# INSTRUCTIONS FOR THE TASK
Return the lines below that carry the word "this".

#### INFORMATION SHOWN ####

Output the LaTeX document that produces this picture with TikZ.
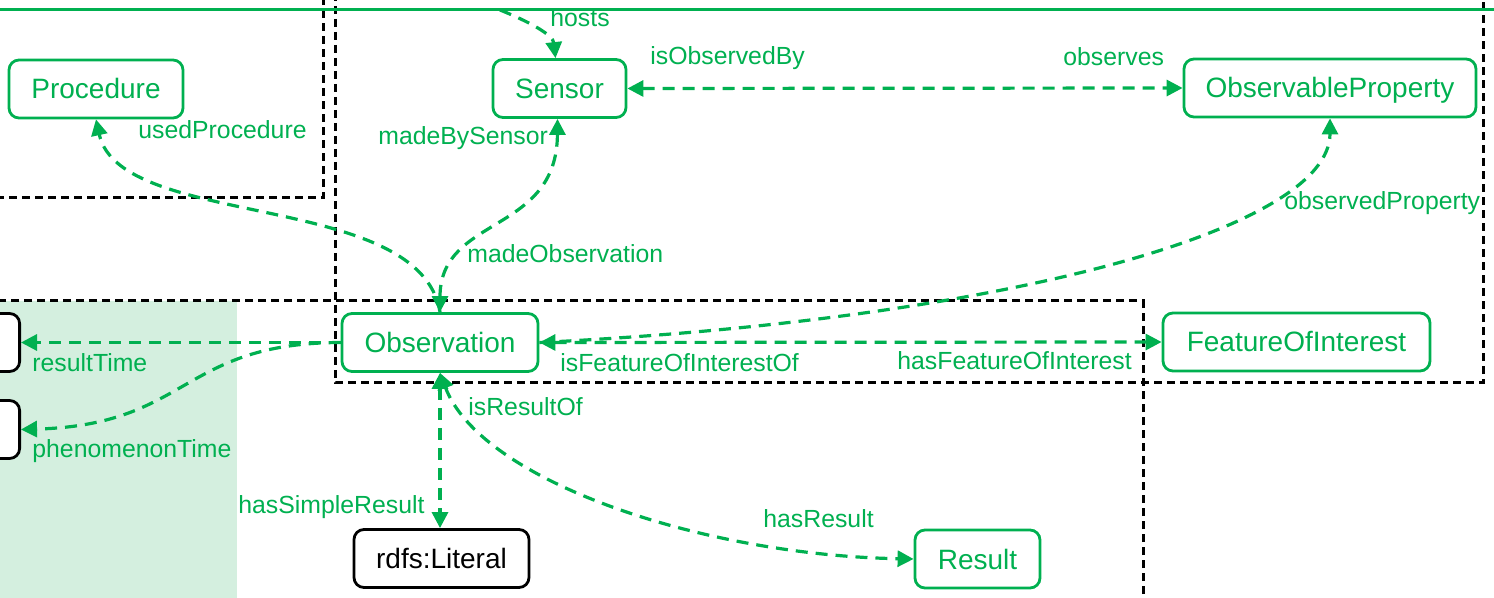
\documentclass[tikz,border=0pt]{standalone}
\usepackage{fontspec}
\setmainfont{Liberation Sans}
\usetikzlibrary{arrows.meta}
\definecolor{sosagreen}{RGB}{0,176,80}
\definecolor{sosashade}{RGB}{212,239,223}

\begin{document}
\begin{tikzpicture}[x=0.5pt,y=-0.5pt]
        \tikzstyle{class} = [rectangle, rounded corners=5pt, draw=sosagreen, line width=1.4pt, fill=white, text=sosagreen, minimum height=29pt, inner sep=0pt, text height=10pt, text depth=0pt, font=\fontsize{14}{16}\selectfont]
        \tikzstyle{datatype} = [class, draw=black, text=black]
        \tikzstyle{module} = [draw=black, line width=1.5pt, dash pattern=on 4pt off 2.5pt]
        \tikzstyle{prop} = [draw=sosagreen, line width=1.6pt, dash pattern=on 6pt off 4pt]
        \tikzstyle{propto} = [prop, -{Triangle[length=8pt,width=8pt]}]
        \tikzstyle{propboth} = [prop, {Triangle[length=8pt,width=8pt]}-{Triangle[length=8pt,width=8pt]}]
        \tikzstyle{proplabel} = [text=sosagreen, inner sep=0pt, anchor=base west, font=\fontsize{12.4}{14}\selectfont]
        \clip (0,0) rectangle (1494,598);
        \fill[sosashade] (0,301) rectangle (237,610);
        \draw[module] (-20,-20) rectangle (323,198);
        \draw[module] (335,-20) rectangle (1483,383);
        \draw[module] (-20,301) rectangle (1143,620);
        \node (procedure) [class, minimum width=87pt] at (96,89) {Procedure};
        \node (sensor) [class, minimum width=66.5pt] at (559.5,88.5) {Sensor};
        \node (obsprop) [class, minimum width=146pt] at (1330,88) {ObservableProperty};
        \node (observation) [class, minimum width=98pt] at (440,342.5) {Observation};
        \node (foi) [class, minimum width=133.5pt] at (1296.5,342) {FeatureOfInterest};
        \node (literal) [datatype, minimum width=87.5pt] at (441.5,558.5) {rdfs:Literal};
        \node (result) [class, minimum width=62.5pt] at (977.5,559) {Result};
        \node (restime) [datatype, minimum width=50pt, anchor=east] at (21,342.5) {};
        \node (phentime) [datatype, minimum width=50pt, anchor=east] at (21,429.5) {};
        \coordinate (platform) at (500,10);
        \draw[propto] (platform) .. controls (530,22) and (553,35) .. ([xshift=-2pt]sensor.north);
        \draw[propboth] (sensor.east) -- (obsprop.west);
        \draw[propto] (observation.north) .. controls (420,190) and (120,230) .. (procedure.south);
        \draw[propboth] (observation.north) .. controls (440,215) and (557,235) .. ([xshift=-1pt]sensor.south);
        \draw[propto] (observation.east) .. controls (1000,320) and (1330,230) .. (obsprop.south);
        \draw[propboth] (observation.east) -- (foi.west);
        \draw[propto] (observation.west) -- (restime.east);
        \draw[propto] (observation.west) .. controls (180,343) and (190,425) .. (phentime.east);
        \draw[propboth] (observation.south) -- (observation.south |- literal.north);
        \draw[propboth] (observation.south) .. controls (480,480) and (700,555) .. (result.west);
        \draw[sosagreen, line width=1.5pt] (0,10) -- (1494,10);
        \node (hostslbl) [proplabel] at (550,27) {hosts};
        \node (isobservedbylbl) [proplabel] at (650,65) {isObservedBy};
        \node (observeslbl) [proplabel] at (1063,66) {observes};
        \node (usedprocedurelbl) [proplabel] at (138,139) {usedProcedure};
        \node (madebysensorlbl) [proplabel] at (378,145) {madeBySensor};
        \node (madeobservationlbl) [proplabel] at (467,263) {madeObservation};
        \node (observedpropertylbl) [proplabel] at (1284,210) {observedProperty};
        \node (isfoiolbl) [proplabel] at (560,372) {isFeatureOfInterestOf};
        \node (hasfoilbl) [proplabel] at (897,370) {hasFeatureOfInterest};
        \node (resulttimelbl) [proplabel] at (32,372) {resultTime};
        \node (phenomenontimelbl) [proplabel] at (32,458) {phenomenonTime};
        \node (isresultoflbl) [proplabel] at (468,416) {isResultOf};
        \node (hassimpleresultlbl) [proplabel] at (238,513) {hasSimpleResult};
        \node (hasresultlbl) [proplabel] at (763,527) {hasResult};
\end{tikzpicture}
\end{document}
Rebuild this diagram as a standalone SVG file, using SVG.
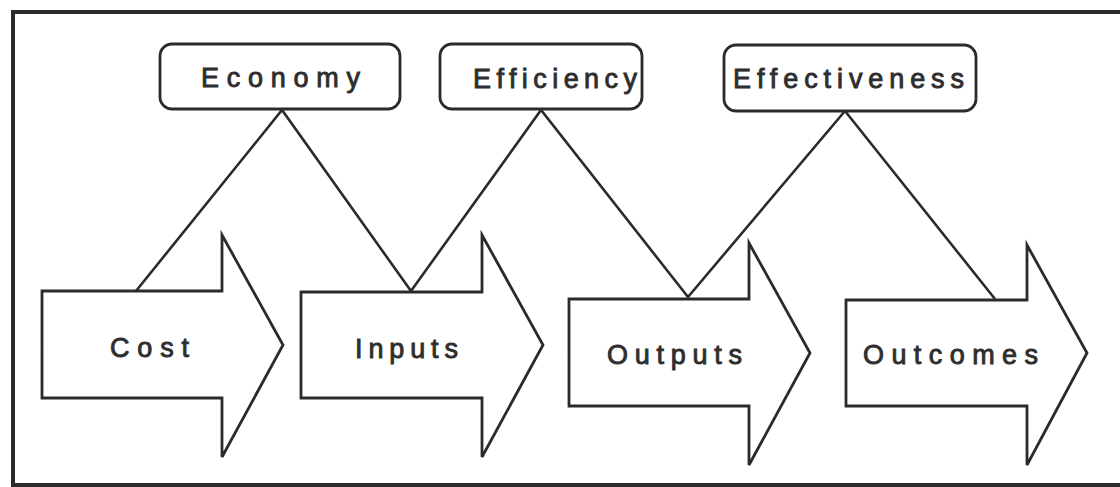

####

# FULL ANSWER
Output the LaTeX document that produces this picture with TikZ.
Rebuild this diagram as a standalone SVG file, using SVG.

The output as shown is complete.